Solar Electric Array in York MaineWe love talking to our customers to learn the back-story of solar.  What got them interested?  How is their system working?  This month, we feature Trent Welch.  Trent is Sales Manager at GC/AAA Fences in Dover, and recently installed solar and a heat pump at his home (and the business is consider their own systems!).  He has a year of data on his system now, which he was kind enough to share with us.

Tell us a little about yourself.  What’s your background and what got you interested in solar?

I am 43 years old and live in York Beach, Maine with my wife Katie and three kids Josie, Shea and Jack (one out of college and now on her own, one in college and my son is in high school).  We have lived in our home since 2008.  By no means am I a “homesteader living off the grid type”, but we try to do our part.  It’s clear our actions have an impact on the environment and it’s become more mainstream to implement “green” changes to one’s lifestyle.  This started with the obvious – going all organic in my yard and garden, installing simple pull down solar shades on the South end of the house and basic conservation efforts, like turning off lights that aren’t being used.  It’s much easier to not use the electricity in the first place, no matter how it’s produced!

4-5 years ago I realized that my roof was very well positioned for solar panels. I started to research the idea and eventually found my way to Revision Energy for a solar consultation.  I loved everything about it but with two kids about to enter college I was looking for a financial arrangement where I would end up at net zero cost after electricity savings.  At the time, the numbers just didn’t add up, so the project was put on hold.

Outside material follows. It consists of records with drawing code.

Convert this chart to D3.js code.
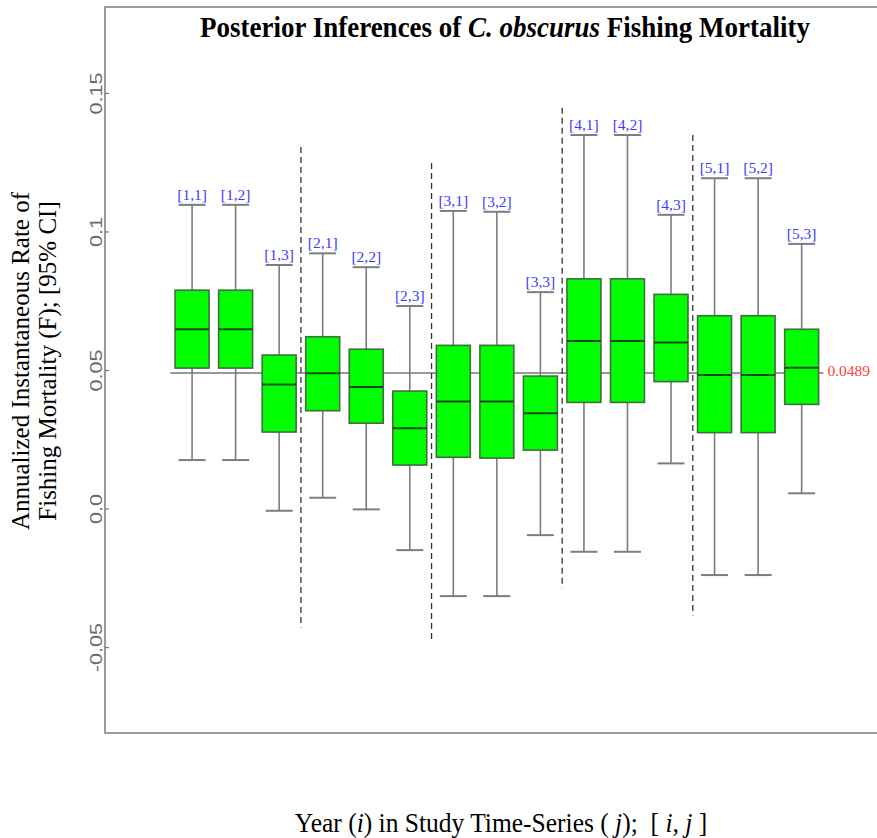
<!DOCTYPE html>
<html>
<head>
<meta charset="utf-8">
<script src="https://cdn.jsdelivr.net/npm/d3@7/dist/d3.min.js"></script>
<style>
  html, body { margin: 0; padding: 0; background: #fff; }
  svg { display: block; }
</style>
</head>
<body>
<svg id="chart" width="877" height="838"></svg>
<script>
// Posterior summaries of annual fishing mortality F, by year i and series j
const labels = ["[1,1]","[1,2]","[1,3]","[2,1]","[2,2]","[2,3]","[3,1]","[3,2]","[3,3]",
                "[4,1]","[4,2]","[4,3]","[5,1]","[5,2]","[5,3]"];
const upper  = [0.1096, 0.1096, 0.0879, 0.0921, 0.0871, 0.0731, 0.1074, 0.1071, 0.0781,
                0.1348, 0.1348, 0.1060, 0.1192, 0.1192, 0.0955];
const q3     = [0.0788, 0.0788, 0.0554, 0.0620, 0.0575, 0.0424, 0.0589, 0.0589, 0.0478,
                0.0829, 0.0829, 0.0773, 0.0696, 0.0696, 0.0647];
const median = [0.0647, 0.0647, 0.0448, 0.0488, 0.0439, 0.0290, 0.0386, 0.0386, 0.0344,
                0.0605, 0.0605, 0.0599, 0.0482, 0.0482, 0.0508];
const q1     = [0.0507, 0.0507, 0.0276, 0.0353, 0.0308, 0.0157, 0.0185, 0.0182, 0.0211,
                0.0383, 0.0383, 0.0458, 0.0274, 0.0274, 0.0376];
const lower  = [0.0175, 0.0175, -0.0008, 0.0039, -0.0003, -0.0150, -0.0316, -0.0316, -0.0096,
                -0.0156, -0.0156, 0.0163, -0.0240, -0.0240, 0.0055];

// overall posterior mean reference line
const overallMean = 0.0489;

// year separators: x position (between boxes) and vertical extent
const sepPos    = [3.5, 6.5, 9.5, 12.5];
const sepTop    = [0.1305, 0.1247, 0.1446, 0.1348];
const sepBottom = [-0.0429, -0.0482, -0.0287, -0.0386];

const yTicks = [-0.05, 0.0, 0.05, 0.1, 0.15];
const yTickLabels = ["-0.05", "0.0", "0.05", "0.1", "0.15"];

const serif = "'Liberation Serif', 'Times New Roman', serif";

const svg = d3.select("#chart");

const frame = { left: 105, top: 7, bottom: 733, right: 910 };

const x = d3.scaleLinear().domain([-1, 17.5]).range([frame.left, frame.left + 18.5 * 43.54]);
const y = d3.scaleLinear().domain([-0.081, 0.181]).range([frame.bottom, frame.top]);

const boxW = x(1.39) - x(1);      // half box width
const capW = x(1.31) - x(1);      // half cap width

const data = labels.map((l, i) => ({
  label: l, pos: i + 1,
  hi: upper[i], q3: q3[i], med: median[i], q1: q1[i], lo: lower[i]
}));

// plot frame
svg.append("rect")
  .attr("x", frame.left).attr("y", frame.top)
  .attr("width", frame.right - frame.left).attr("height", frame.bottom - frame.top)
  .attr("fill", "none").attr("stroke", "#9a9a9a").attr("stroke-width", 2);

// y axis
const yAxis = d3.axisLeft(y).tickValues(yTicks).tickSize(-4)
  .tickFormat((d, i) => yTickLabels[i]);
const ya = svg.append("g").attr("transform", `translate(${frame.left},0)`).call(yAxis);
ya.select(".domain").remove();
ya.selectAll(".tick line").attr("stroke", "#777").attr("stroke-width", 1.2);
ya.selectAll(".tick text")
  .attr("x", null).attr("dy", null)
  .attr("transform", "translate(-3,0) rotate(-90) scale(1.2,0.9)")
  .attr("text-anchor", "middle")
  .attr("fill", "#6a6a6a")
  .style("font-family", "'Liberation Sans Narrow', 'Liberation Sans', Arial, sans-serif")
  .style("font-size", "18px");

// reference line at overall mean (behind boxes)
svg.append("line")
  .attr("x1", x(0.5)).attr("x2", x(15.5))
  .attr("y1", y(overallMean)).attr("y2", y(overallMean))
  .attr("stroke", "#777").attr("stroke-width", 1.6);

svg.append("text")
  .attr("x", x(15.5) + 4).attr("y", y(overallMean) - 1)
  .attr("dominant-baseline", "middle")
  .attr("fill", "#ff3b3b")
  .style("font-family", serif)
  .style("font-size", "15.5px")
  .text(overallMean.toFixed(4));

// year separators
svg.selectAll("line.sep").data(sepPos).enter().append("line")
  .attr("class", "sep")
  .attr("x1", d => x(d)).attr("x2", d => x(d))
  .attr("y1", (d, i) => y(sepTop[i])).attr("y2", (d, i) => y(sepBottom[i]))
  .attr("stroke", "#333").attr("stroke-width", 1.3)
  .attr("stroke-dasharray", "6,4");

const g = svg.selectAll("g.box").data(data).enter().append("g").attr("class", "box");

// whiskers
g.append("line")
  .attr("x1", d => x(d.pos)).attr("x2", d => x(d.pos))
  .attr("y1", d => y(d.hi)).attr("y2", d => y(d.lo))
  .attr("stroke", "#7d7d7d").attr("stroke-width", 1.6);

// caps
g.append("line")
  .attr("x1", d => x(d.pos) - capW).attr("x2", d => x(d.pos) + capW)
  .attr("y1", d => y(d.hi)).attr("y2", d => y(d.hi))
  .attr("stroke", "#7d7d7d").attr("stroke-width", 2);
g.append("line")
  .attr("x1", d => x(d.pos) - capW).attr("x2", d => x(d.pos) + capW)
  .attr("y1", d => y(d.lo)).attr("y2", d => y(d.lo))
  .attr("stroke", "#7d7d7d").attr("stroke-width", 2);

// boxes
g.append("rect")
  .attr("x", d => x(d.pos) - boxW)
  .attr("width", 2 * boxW)
  .attr("y", d => y(d.q3))
  .attr("height", d => y(d.q1) - y(d.q3))
  .attr("fill", "#00ff00")
  .attr("stroke", "#3f6f3f").attr("stroke-width", 1.6);

// medians
g.append("line")
  .attr("x1", d => x(d.pos) - boxW).attr("x2", d => x(d.pos) + boxW)
  .attr("y1", d => y(d.med)).attr("y2", d => y(d.med))
  .attr("stroke", "#1f4a1f").attr("stroke-width", 2);

// labels above upper caps
g.append("text")
  .attr("x", d => x(d.pos))
  .attr("y", d => y(d.hi) - 5)
  .attr("text-anchor", "middle")
  .attr("fill", "#3c3cff")
  .style("font-family", serif)
  .style("font-size", "15.5px")
  .text(d => d.label);

// title
const title = svg.append("text")
  .attr("transform", "translate(505,37) scale(1,1.12)")
  .attr("text-anchor", "middle")
  .style("font-family", serif)
  .style("font-size", "27px")
  .style("font-weight", "bold")
  .attr("fill", "#000");
title.append("tspan").text("Posterior Inferences of ");
title.append("tspan").style("font-style", "italic").text("C. obscurus");
title.append("tspan").text(" Fishing Mortality");

// y axis title (two lines)
const yTitle = svg.append("g")
  .attr("transform", "translate(0,361) rotate(-90)")
  .style("font-family", serif)
  .style("font-size", "25px");
yTitle.append("text").attr("x", 0).attr("y", 29).attr("text-anchor", "middle")
  .text("Annualized Instantaneous Rate of");
yTitle.append("text").attr("x", 0).attr("y", 56).attr("text-anchor", "middle")
  .text("Fishing Mortality (F); [95% CI]");

// x axis title
const xTitle = svg.append("text")
  .attr("transform", "translate(501,832) scale(1,1.03)")
  .attr("text-anchor", "middle")
  .attr("xml:space", "preserve")
  .style("white-space", "pre")
  .style("font-family", serif)
  .style("font-size", "25.5px")
  .attr("fill", "#000");
xTitle.append("tspan").text("Year (");
xTitle.append("tspan").style("font-style", "italic").text("i");
xTitle.append("tspan").text(") in Study Time-Series ( ");
xTitle.append("tspan").style("font-style", "italic").text("j");
xTitle.append("tspan").text(");  [ ");
xTitle.append("tspan").style("font-style", "italic").text("i");
xTitle.append("tspan").text(", ");
xTitle.append("tspan").style("font-style", "italic").text("j");
xTitle.append("tspan").text(" ]");
</script>
</body>
</html>
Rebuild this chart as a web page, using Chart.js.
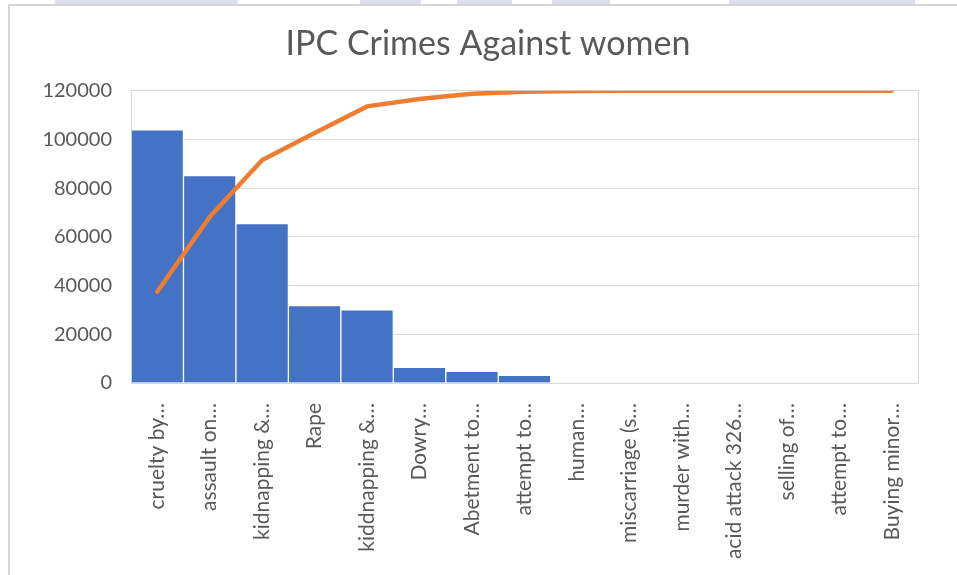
<!DOCTYPE html>
<html>
<head>
<meta charset="utf-8">
<title>IPC Crimes Against women</title>
<script src="https://cdn.jsdelivr.net/npm/chart.js"></script>
<style>
  body { margin: 0; background: #fff; }
  #wrap { position: relative; width: 957px; height: 575px; overflow: hidden; }
  #frame { position: absolute; left: 8px; top: 4px; width: 1000px; height: 600px;
           border-left: 2px solid #d6d6d6; border-top: 2px solid #d6d6d6; }
  .band { position: absolute; top: 0; height: 4px; background: #dcdded; }
  canvas { position: absolute; left: 0; top: 0; }
</style>
</head>
<body>
<div id="wrap">
  <div class="band" style="left:55px;width:183px"></div>
  <div class="band" style="left:360px;width:61px"></div>
  <div class="band" style="left:457px;width:55px"></div>
  <div class="band" style="left:552px;width:58px"></div>
  <div class="band" style="left:729px;width:186px"></div>
  <div id="frame"></div>
  <canvas id="c" width="957" height="575"></canvas>
</div>
<script>
  // data
  var categories = ['cruelty by…', 'assault on…', 'kidnapping &…', 'Rape', 'kiddnapping &…',
    'Dowry…', 'Abetment to…', 'attempt to…', 'human…', 'miscarriage (s…',
    'murder with…', 'acid attack 326…', 'selling of…', 'attempt to…', 'Buying minor…'];
  var crimeCounts = [104000, 85200, 65500, 31800, 30100, 6450, 4800, 3150, 0, 0, 0, 0, 0, 0, 0];
  var cumulativeLine = [37500, 68200, 91600, 102700, 113600, 116600, 118800, 119600, 119900,
    120000, 120000, 120000, 120000, 120000, 120000];
  var yTicks = [0, 20000, 40000, 60000, 80000, 100000, 120000];

  var textColor = '#595959';
  var gridColor = '#d9d9d9';
  var fontFamily = 'Lato, "Open Sans", sans-serif';

  new Chart(document.getElementById('c').getContext('2d'), {
    data: {
      labels: categories,
      datasets: [
        {
          type: 'line',
          data: cumulativeLine,
          borderColor: '#ED7D31',
          borderWidth: 4.5,
          pointRadius: 0,
          tension: 0,
          borderCapStyle: 'round',
          order: 0
        },
        {
          type: 'bar',
          data: crimeCounts,
          backgroundColor: '#4472C4',
          borderColor: '#ffffff',
          borderWidth: 1,
          barPercentage: 1,
          categoryPercentage: 1,
          order: 1
        }
      ]
    },
    options: {
      responsive: false,
      animation: false,
      // small right padding + wide empty right axis keeps the title centred like the reference
      layout: { padding: { left: 20, right: 1, top: 0, bottom: 0 } },
      plugins: {
        legend: { display: false },
        tooltip: { enabled: false },
        title: {
          display: true,
          text: 'IPC Crimes Against women',
          color: textColor,
          font: { family: fontFamily, size: 34, weight: 'normal' },
          padding: { top: 24, bottom: 26 }
        }
      },
      scales: {
        x: {
          grid: { display: false },
          border: { display: true, color: gridColor, width: 1 },
          ticks: {
            color: textColor,
            font: { family: fontFamily, size: 21 },
            maxRotation: 90,
            minRotation: 90,
            autoSkip: false,
            crossAlign: 'center',
            padding: 12
          },
          afterFit: function (scale) { scale.height = 192; }
        },
        y: {
          min: 0,
          max: 120000,
          afterBuildTicks: function (scale) {
            scale.ticks = yTicks.map(function (v) { return { value: v }; });
          },
          grid: { color: gridColor, lineWidth: 1, drawTicks: false },
          border: { display: true, color: gridColor, width: 1 },
          ticks: {
            color: textColor,
            font: { family: fontFamily, size: 20 },
            padding: 19,
            callback: function (v) { return String(v); }
          },
          afterFit: function (scale) { scale.width = 111; }
        },
        y2: {
          position: 'right',
          min: 0,
          max: 120000,
          grid: { display: false, drawTicks: false },
          border: { display: true, color: gridColor, width: 1 },
          ticks: { display: false },
          afterFit: function (scale) { scale.width = 38; }
        }
      }
    }
  });
</script>
</body>
</html>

So what made you decide to go from solar ‘curious’ to solar customer?

About four years after my first inquiry with Revision, I heard that the solar craze was causing prices to drop drastically.  I decided to inquire again and a few things had changed in my favor.

First, the price did indeed go down (actually, it was about the same total project budget, but I got more production as the modules were more efficient – my roof could now hold a 3.6kw array rather than a 2.8kw array).  Second, the new mini-split heat pumps were gaining popularity (and my house is perfect for it) and actually ended up being a more financially advantageous change than the solar. Third, Revision now works with a specialty bank for low interest fixed loans to finance these types of projects.  This was huge because I was (and still am) in the midst of the previously mentioned tuition payments.

It certainly took some time and attention, like any home project, but I was able to install the solar array as well as a 15,000 btu Fujitsu mini-split heat pump for zero dollars out of pocket.

Awesome.  So, how’s it worked out so far?  Has everything been to your expectations?

Electric Heat Pump for Home in York MaineThe solar panels worked out very closely to what I was told for electricity production.  The heat pump definitely exceeded expectations.  I was told that it would handle 100% of my heating during the “shoulder” heating months and then I would need my backup (propane) to help with the two coldest months.

The reality was that I used my back up propane heat for exactly ONE night, looking back I could have toughed it out and gone for ZERO.  Considering the record breaking February we just had, I am thrilled with this.  The added cost of electricity to run the heat pump ended up being a fraction of what the propane would have been, and the heat pump performed well even during extreme cold.  As with anything new, it takes some time to understand and tweak it, but what a great system.  It’s also a 15,000 btu air conditioner – I don’t use that much but it’s nice to have.

My one year anniversary of going on-line was March 8th, 2015, so I have some hard numbers to talk about.  In choosing to finance the system and incur some finance charges, I actually expected to be at a slight deficit in year one – instead, I was $104 in the positive!  This is a result of saving more money than I anticipated by reducing electricity AND propane costs.  I also made a bit of money selling off my old propane heater on craigslist.  While this is encouraging, what is even more exciting is that this savings per year will only stand to increase as the cost for propane and electricity rises in the future – my savings will improve proportionally.

Of course, the most important impact of the PV system was in reducing over 3.2 tons of CO2 emissions from electrical plants since going online.  We also used about 560 fewer gallons of propane (which works out to an additional 3.5 tons of CO2 emissions avoided!).  Overall, it’s a huge win, for both our family finances, and the planet.